The loquats are ripening.

This particular tree sprouted a few years ago from a discarded pit, and has provided good crops for several years. Sadly, the tree must be removed within the next couple of years to allow for expansion of a patio. There will still be plenty of loquats for snacking because some of the trees in the loquat hedge along the sidewalk in front of the house are starting to produce fruit (the seeds came from the tree that will be removed).

Why do I enjoy gardening, both “accidental” and deliberate, so much?

A little background, if you please . . .

My Dad was a cowboy; a real cowboy. I remember living on a ranch in the Texas panhandle when I was very young. Dad would come home after several days riding the fence lines, bone tired, smelling of sweat and leather, with a big smile on his face. He loved being a cowboy. He made pretty good money, for a cowboy, about fifty dollars a month, which included some extra pay for “breaking” horses. “Breaking”, for those not familiar with Texas ranch lingo, means taming horses and training them to be “cow ponies”. That’s part of what dad did for a living, not for show in a rodeo. And, he did it all alone, except for my dog, Pal, and I, who were devoted “fans”. I don’t recall mom ever watching dad work the ponies. She didn’t seem to enjoy the ranch life as much as dad, Pal, and I.

Pal and I sort of took care of each other. Pal, of course, did most of the taking care, and I just went along for the fun. I also had a horse. When I started to school, I would ride my horse, Baldy, about a mile to a dirt road where the school bus would pick me up and take me to school. In the afternoon, the school bus would deposit me at the same spot, and I would ride Baldy back to the house. Did Baldy stay there at the gate all day? I don’t think so, but he was always there when I got off the bus in the afternoon. That’s the way things were, and I never questioned it. I suspect Mom and/or Dad had something to do with Baldy being there to greet me after school.

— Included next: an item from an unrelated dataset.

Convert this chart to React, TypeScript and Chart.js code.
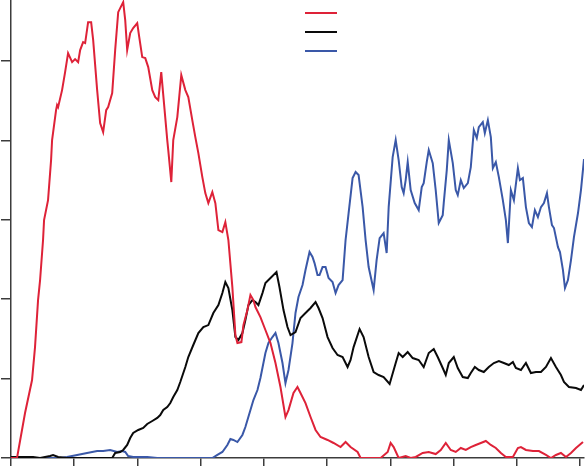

That’s about all I remember of ranch life. Oh, there are a few other snippets of memory that come to mind once in a while, but not a lot of detail. My brain, having spent several decades remembering and forgetting, seems to have become best at forgetting.

When WW II came along, Dad moved us from our small home out in the “middle of nowhere” to Quitaque, Texas. I’m not sure what Dad did for a paycheck in Quitaque, but I think he worked at a lumberyard. I remember playing in the stacks of lumber with my cousin, Carl. Betty, Carl’s little sister, came along once in a while, but since she was a girl, Carl and I considered her a pest and avoided her whenever possible. She always brought her doll, and dolls simply don’t belong in lumberyards.

After several months in Quitaque, we moved to an old house at an abandoned gravel pit a few miles south of town. I suspect the rent was cheaper there, or, maybe it was free. Dad spent a lot of time doing repairs and building cabinets in the kitchen. In any event, while at the gravel pit, I led an idyllic boyhood: catching bugs, tarantulas, minnows, and learning to swim & catch fish. There was a year-round stream running near the house, and a water reservoir with a rickety old wooden pier leading out to a pump house in the middle of the reservoir. The reservoir was just a small pond, but it seemed large to me. I spent countless hours in and around the pond. I recall a large catfish that would sun himself (herself?) on the sandy bottom of the shallows where the stream fed into the pond. My greatest ambition was to catch that catfish and have it for dinner. Alas, the catfish was much more clever than I, and I never caught it. I did, however, catch some of its smaller cousins using grasshoppers and minnows for bait. I used a hand line and rusty old hooks that I found in the tool shed. It wasn’t a very fancy fishing rig, but it did the job while fishing off the pier or through a hole in the floor of the pump house. I was forbidden to go into the pump house because it was dangerously close to collapsing, but that made it all the more attractive.

The time we spent living at the gravel pit was, fairly short; about a year, or so. This relatively short time, however defines the best of my childhood memories. Eventually, Dad purchased a house in Quitaque, and we moved back into town. I recall Dad discussing the finances with Mom. It seems Dad didn’t have the cash to pay for the house (the price was four hundred dollars), and he was agonizing over having to borrow money. It was the first time he had ever been in debt, and he was very uncomfortable with the idea of being a debtor.

Cowboys don’t like to be owin’ to anybody.

World Was II brought good paying jobs to “big cities” like Amarillo, and we moved there so Dad could find work as a carpenter in the “war effort”.

That was the end of my carefree boyhood, and Dad didn’t smile much after we moved to the “big city”.